What you need to do. Below are some records. Say how many of their lines include the string "with", giving only the number.

Records for the exercise.
════════════════════

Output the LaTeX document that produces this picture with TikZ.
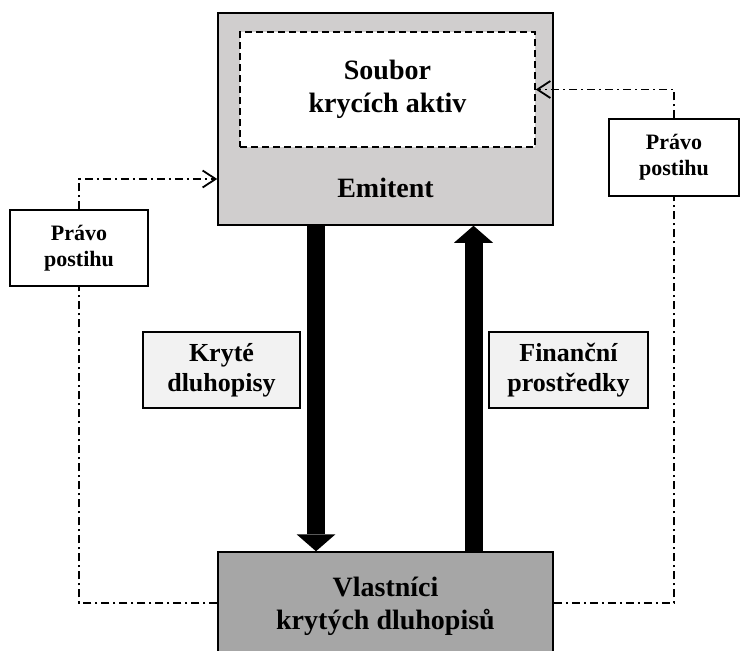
\documentclass[tikz,border=0pt]{standalone}
\usepackage{fontspec}
\setmainfont{Liberation Serif}
\usetikzlibrary{arrows.meta}

\definecolor{emitentgray}{HTML}{D0CECE}
\definecolor{ownergray}{HTML}{A6A6A6}
\definecolor{notegray}{HTML}{F2F2F2}

\tikzset{
  box/.style={draw, line width=1.5pt, align=center, inner sep=0pt},
  mainfont/.style={font=\fontsize{28}{33}\selectfont\bfseries},
  flowbox/.style={box, fill=notegray, minimum width=157pt, minimum height=76pt,
    font=\fontsize{26}{30}\selectfont\bfseries},
  claimbox/.style={box, fill=white, minimum height=76pt,
    font=\fontsize{22}{26}\selectfont\bfseries},
  bigarrow/.style={line width=18pt, -{Triangle[length=17pt,width=39pt,line width=0pt]}},
  recourse/.style={line width=1.8pt, dash pattern=on 8pt off 4pt on 2pt off 4pt},
  recourse tip/.style={recourse, -{Straight Barb[length=13pt,width=17pt]}},
}

\begin{document}
\begin{tikzpicture}[x=1pt, y=-1pt]
  \useasboundingbox (0,0) rectangle (740,651);
  \clip (0,0) rectangle (740,651);

  % emitent s krycimi aktivy
  \node[box, fill=emitentgray, minimum width=335pt, minimum height=212pt] (emitent) at (385.5,119) {};
  \node[box, fill=white, dash pattern=on 7pt off 4pt, minimum width=295pt, minimum height=115pt, mainfont]
    (soubor) at (387.5,89.5) {Soubor\\krycích aktiv};
  \node[mainfont] (emitentlabel) at (385.5,188) {Emitent};

  % vlastnici
  \node[box, fill=ownergray, minimum width=335pt, minimum height=108pt, mainfont]
    (vlastnici) at (385.5,606) {Vlastníci\\krytých dluhopisů};

  % toky
  \node[flowbox] (kryte) at (221.5,370) {Kryté\\dluhopisy};
  \node[flowbox, minimum width=159pt] (financni) at (568.5,370) {Finanční\\prostředky};
  \draw[bigarrow] ([xshift=-69.5pt]emitent.south) -- ([xshift=-69.5pt]vlastnici.north);
  \draw[bigarrow] ([xshift=88pt]vlastnici.north) -- ([xshift=88pt]emitent.south);

  % pravo postihu
  \node[claimbox, minimum width=138pt] (postihL) at (79,248) {Právo\\postihu};
  \node[claimbox, minimum width=130pt, minimum height=77pt] (postihR) at (674,157.5) {Právo\\postihu};
  \draw[recourse tip] (postihL.north) |- ([yshift=-60pt]emitent.west);
  \draw[recourse] ([yshift=3pt]vlastnici.west) -| (postihL.south);
  \draw[recourse tip] (postihR.north) |- (soubor.east);
  \draw[recourse] ([yshift=3pt]vlastnici.east) -| (postihR.south);
\end{tikzpicture}
\end{document}
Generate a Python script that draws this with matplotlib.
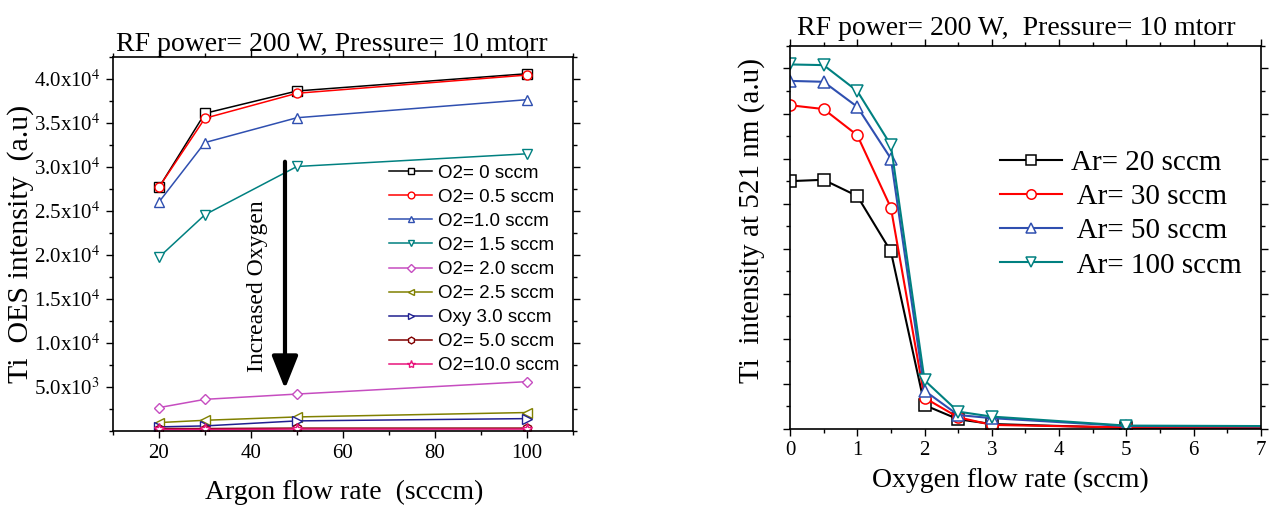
import numpy as np
import matplotlib.pyplot as plt
from matplotlib.ticker import MultipleLocator, FixedLocator, NullFormatter

plt.rcParams['font.family'] = 'Liberation Serif'
plt.rcParams['mathtext.fontset'] = 'stix'

# left panel: Ti OES intensity vs argon flow, one line per O2 flow
argon = [20, 30, 50, 100]
o2_labels = ['O2= 0 sccm', 'O2= 0.5 sccm', 'O2=1.0 sccm', 'O2= 1.5 sccm', 'O2= 2.0 sccm',
             'O2= 2.5 sccm', 'Oxy 3.0 sccm', 'O2= 5.0 sccm', 'O2=10.0 sccm']
o2_0 = [27680, 36100, 38640, 40600]
o2_05 = [27700, 35540, 38380, 40450]
o2_10 = [26020, 32780, 35600, 37650]
o2_15 = [19740, 24580, 30060, 31500]
o2_20 = [2660, 3600, 4200, 5610]
o2_25 = [960, 1220, 1600, 2100]
o2_30 = [470, 580, 1150, 1410]
o2_50 = [280, 280, 330, 330]
o2_100 = [180, 180, 220, 220]
o2_series = [o2_0, o2_05, o2_10, o2_15, o2_20, o2_25, o2_30, o2_50, o2_100]
o2_colors = ['#000000', '#FF0000', '#2F4FB0', '#008080', '#C64DC0',
             '#808000', '#202090', '#800000', '#E8157C']
o2_markers = ['s', 'o', '^', 'v', 'D', '<', '>', 'h', '*']

# right panel: Ti line at 521 nm vs oxygen flow, one line per Ar flow
oxygen = [0, 0.5, 1, 1.5, 2, 2.5, 3, 5, 10]
ar_labels = ['Ar= 20 sccm', ' Ar= 30 sccm', ' Ar= 50 sccm', ' Ar= 100 sccm']
ar20 = [5500, 5530, 5170, 3940, 530, 215, 110, 25, 15]
ar30 = [7185, 7100, 6520, 4910, 690, 260, 90, 35, 20]
ar50 = [7725, 7705, 7150, 6000, 850, 310, 240, 65, 45]
ar100 = [8090, 8075, 7500, 6300, 1080, 385, 275, 75, 50]
ar_series = [ar20, ar30, ar50, ar100]
ar_colors = ['#000000', '#FF0000', '#2F4FB0', '#008080']
ar_markers = ['s', 'o', '^', 'v']

fig = plt.figure(figsize=(12.69, 5.09), dpi=100)
ax1 = fig.add_axes([0.0890, 0.1532, 0.3625, 0.7348])
ax2 = fig.add_axes([0.6225, 0.1572, 0.3712, 0.7525])


def style_axes(ax):
    for s in ax.spines.values():
        s.set_linewidth(1.2)
    ax.tick_params(which='both', direction='out', top=True, right=True, width=1.0)
    ax.tick_params(which='major', length=5)
    ax.tick_params(which='minor', length=3)
    ax.tick_params(labelsize=15, pad=4, labelfontfamily='Liberation Serif')


#1. left chart
for vals, lab, c, m in zip(o2_series, o2_labels, o2_colors, o2_markers):
    ms = 8 if m == '*' else 6.5
    if m == 'D':
        ms = 5.5
    ax1.plot(argon, vals, color=c, marker=m, ms=ms, mfc='white', mec=c, mew=1.0,
             lw=1.1, label=lab)

ax1.set_xlim(10, 110)
ax1.set_ylim(0, 42500)
ax1.xaxis.set_major_locator(MultipleLocator(20))
ax1.xaxis.set_minor_locator(MultipleLocator(10))
yt = np.arange(5000, 40001, 5000)
ax1.yaxis.set_major_locator(FixedLocator(yt))
ax1.yaxis.set_minor_locator(MultipleLocator(2500))
ylabs = []
for v in yt:
    mant, ex = f"{v:.1e}".split('e')
    ylabs.append(f"{mant}x10$^{{{int(ex)}}}$")
ax1.set_yticklabels(ylabs)
style_axes(ax1)

ax1.set_title('RF power= 200 W, Pressure= 10 mtorr', fontsize=20, x=0.476, pad=3)
ax1.set_xlabel('Argon flow rate  (scccm)', fontsize=20)
ax1.xaxis.set_label_coords(0.502, -0.163)
ax1.xaxis.label.set_va('center')
ax1.set_ylabel('Ti  OES intensity  (a.u)', fontsize=21.5)
ax1.yaxis.set_label_coords(-0.201, 0.5)
ax1.yaxis.label.set_va('center')

ax1.annotate('', xy=(47.4, 4800), xytext=(47.4, 30600),
             arrowprops=dict(arrowstyle='-|>,head_length=0.8,head_width=0.32',
                             lw=3, color='black', mutation_scale=25,
                             shrinkA=0, shrinkB=0))
ax1.text(41.4, 16450, 'Increased Oxygen', rotation=90, ha='center', va='center',
         fontsize=17)

leg1 = ax1.legend(loc='upper left', bbox_to_anchor=(0.6, 0.712), frameon=False,
                  prop={'family': 'Liberation Sans', 'size': 13.5},
                  handlelength=2.3, handletextpad=0.3, labelspacing=0.37,
                  borderpad=0, borderaxespad=0, markerscale=0.75)

#2. right chart
for vals, lab, c, m in zip(ar_series, ar_labels, ar_colors, ar_markers):
    ax2.plot(oxygen, vals, color=c, marker=m, ms=8, mfc='white', mec=c, mew=1.1,
             lw=1.5, label=lab)

ax2.set_xlim(0, 7)
ax2.set_ylim(0, 8500)
ax2.xaxis.set_major_locator(MultipleLocator(1))
ax2.xaxis.set_minor_locator(MultipleLocator(0.5))
ax2.yaxis.set_major_locator(MultipleLocator(1000))
ax2.yaxis.set_minor_locator(MultipleLocator(500))
ax2.yaxis.set_major_formatter(NullFormatter())
style_axes(ax2)

ax2.set_title('RF power= 200 W,  Pressure= 10 mtorr', fontsize=20, x=0.48, pad=8)
ax2.set_xlabel('Oxygen flow rate (sccm)', fontsize=20)
ax2.xaxis.set_label_coords(0.4686, -0.133)
ax2.xaxis.label.set_va('center')
ax2.set_ylabel('Ti  intensity at 521 nm (a.u)', fontsize=21)
ax2.yaxis.set_label_coords(-0.0807, 0.544)
ax2.yaxis.label.set_va('center')

leg2 = ax2.legend(loc='upper left', bbox_to_anchor=(0.446, 0.73), frameon=False,
                  prop={'size': 21}, handlelength=2.14, handletextpad=0.3,
                  labelspacing=0.27, borderpad=0, borderaxespad=0, markerscale=0.85)

fig.savefig('out.png', dpi=100)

════════════════════

Answer to this task. 2